- Supplied material -
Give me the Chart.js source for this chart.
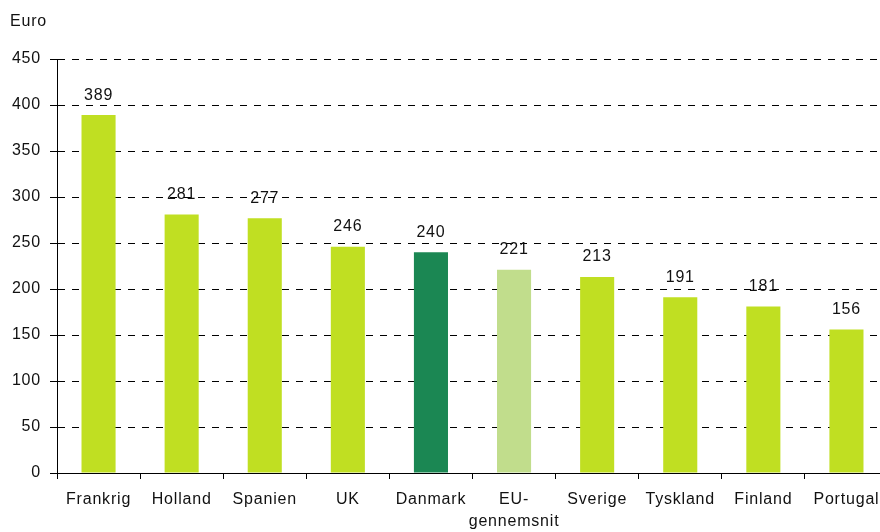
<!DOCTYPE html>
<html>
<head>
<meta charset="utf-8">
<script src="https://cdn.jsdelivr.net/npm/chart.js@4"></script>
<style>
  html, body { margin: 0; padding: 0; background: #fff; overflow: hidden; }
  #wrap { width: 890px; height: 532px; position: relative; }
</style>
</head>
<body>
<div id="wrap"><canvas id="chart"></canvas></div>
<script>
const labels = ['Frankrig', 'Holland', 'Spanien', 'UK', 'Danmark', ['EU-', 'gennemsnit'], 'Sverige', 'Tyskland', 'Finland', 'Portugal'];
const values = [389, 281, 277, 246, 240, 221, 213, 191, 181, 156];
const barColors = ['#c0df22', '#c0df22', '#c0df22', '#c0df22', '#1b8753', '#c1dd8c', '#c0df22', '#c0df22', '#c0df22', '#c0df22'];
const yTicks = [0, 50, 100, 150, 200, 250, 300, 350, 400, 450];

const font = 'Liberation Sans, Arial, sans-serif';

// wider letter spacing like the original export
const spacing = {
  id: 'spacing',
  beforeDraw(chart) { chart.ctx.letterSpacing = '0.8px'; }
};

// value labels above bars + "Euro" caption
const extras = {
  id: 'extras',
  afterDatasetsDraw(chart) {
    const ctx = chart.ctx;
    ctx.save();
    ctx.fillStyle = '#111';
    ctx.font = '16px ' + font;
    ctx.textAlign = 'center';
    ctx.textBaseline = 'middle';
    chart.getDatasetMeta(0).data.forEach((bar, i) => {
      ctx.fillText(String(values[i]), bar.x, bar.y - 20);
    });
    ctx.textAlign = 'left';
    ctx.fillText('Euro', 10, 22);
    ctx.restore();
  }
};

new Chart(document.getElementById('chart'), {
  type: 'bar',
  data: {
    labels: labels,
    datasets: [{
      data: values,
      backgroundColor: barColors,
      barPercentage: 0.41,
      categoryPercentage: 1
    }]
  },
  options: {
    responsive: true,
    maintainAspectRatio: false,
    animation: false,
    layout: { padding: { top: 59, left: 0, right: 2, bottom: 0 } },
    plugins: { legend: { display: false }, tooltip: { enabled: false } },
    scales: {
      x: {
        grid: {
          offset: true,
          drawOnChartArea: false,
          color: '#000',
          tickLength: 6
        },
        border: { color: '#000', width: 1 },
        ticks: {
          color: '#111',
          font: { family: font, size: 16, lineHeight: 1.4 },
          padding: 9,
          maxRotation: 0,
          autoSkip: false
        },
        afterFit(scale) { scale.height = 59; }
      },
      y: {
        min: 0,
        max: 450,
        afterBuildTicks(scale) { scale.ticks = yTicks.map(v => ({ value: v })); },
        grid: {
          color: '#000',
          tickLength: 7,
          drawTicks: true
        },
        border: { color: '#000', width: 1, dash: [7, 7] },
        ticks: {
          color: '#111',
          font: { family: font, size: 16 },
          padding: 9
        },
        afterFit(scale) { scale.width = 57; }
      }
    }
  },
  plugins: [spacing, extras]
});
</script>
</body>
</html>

- Task to carry out -
Every line of the data above should be quoted exactly. Omit the pictures.

- Full solution -
Give me the Chart.js source for this chart.
<!DOCTYPE html>
<html>
<head>
<meta charset="utf-8">
<script src="https://cdn.jsdelivr.net/npm/chart.js@4"></script>
<style>
  html, body { margin: 0; padding: 0; background: #fff; overflow: hidden; }
  #wrap { width: 890px; height: 532px; position: relative; }
</style>
</head>
<body>
<div id="wrap"><canvas id="chart"></canvas></div>
<script>
const labels = ['Frankrig', 'Holland', 'Spanien', 'UK', 'Danmark', ['EU-', 'gennemsnit'], 'Sverige', 'Tyskland', 'Finland', 'Portugal'];
const values = [389, 281, 277, 246, 240, 221, 213, 191, 181, 156];
const barColors = ['#c0df22', '#c0df22', '#c0df22', '#c0df22', '#1b8753', '#c1dd8c', '#c0df22', '#c0df22', '#c0df22', '#c0df22'];
const yTicks = [0, 50, 100, 150, 200, 250, 300, 350, 400, 450];

const font = 'Liberation Sans, Arial, sans-serif';

// wider letter spacing like the original export
const spacing = {
  id: 'spacing',
  beforeDraw(chart) { chart.ctx.letterSpacing = '0.8px'; }
};

// value labels above bars + "Euro" caption
const extras = {
  id: 'extras',
  afterDatasetsDraw(chart) {
    const ctx = chart.ctx;
    ctx.save();
    ctx.fillStyle = '#111';
    ctx.font = '16px ' + font;
    ctx.textAlign = 'center';
    ctx.textBaseline = 'middle';
    chart.getDatasetMeta(0).data.forEach((bar, i) => {
      ctx.fillText(String(values[i]), bar.x, bar.y - 20);
    });
    ctx.textAlign = 'left';
    ctx.fillText('Euro', 10, 22);
    ctx.restore();
  }
};

new Chart(document.getElementById('chart'), {
  type: 'bar',
  data: {
    labels: labels,
    datasets: [{
      data: values,
      backgroundColor: barColors,
      barPercentage: 0.41,
      categoryPercentage: 1
    }]
  },
  options: {
    responsive: true,
    maintainAspectRatio: false,
    animation: false,
    layout: { padding: { top: 59, left: 0, right: 2, bottom: 0 } },
    plugins: { legend: { display: false }, tooltip: { enabled: false } },
    scales: {
      x: {
        grid: {
          offset: true,
          drawOnChartArea: false,
          color: '#000',
          tickLength: 6
        },
        border: { color: '#000', width: 1 },
        ticks: {
          color: '#111',
          font: { family: font, size: 16, lineHeight: 1.4 },
          padding: 9,
          maxRotation: 0,
          autoSkip: false
        },
        afterFit(scale) { scale.height = 59; }
      },
      y: {
        min: 0,
        max: 450,
        afterBuildTicks(scale) { scale.ticks = yTicks.map(v => ({ value: v })); },
        grid: {
          color: '#000',
          tickLength: 7,
          drawTicks: true
        },
        border: { color: '#000', width: 1, dash: [7, 7] },
        ticks: {
          color: '#111',
          font: { family: font, size: 16 },
          padding: 9
        },
        afterFit(scale) { scale.width = 57; }
      }
    }
  },
  plugins: [spacing, extras]
});
</script>
</body>
</html>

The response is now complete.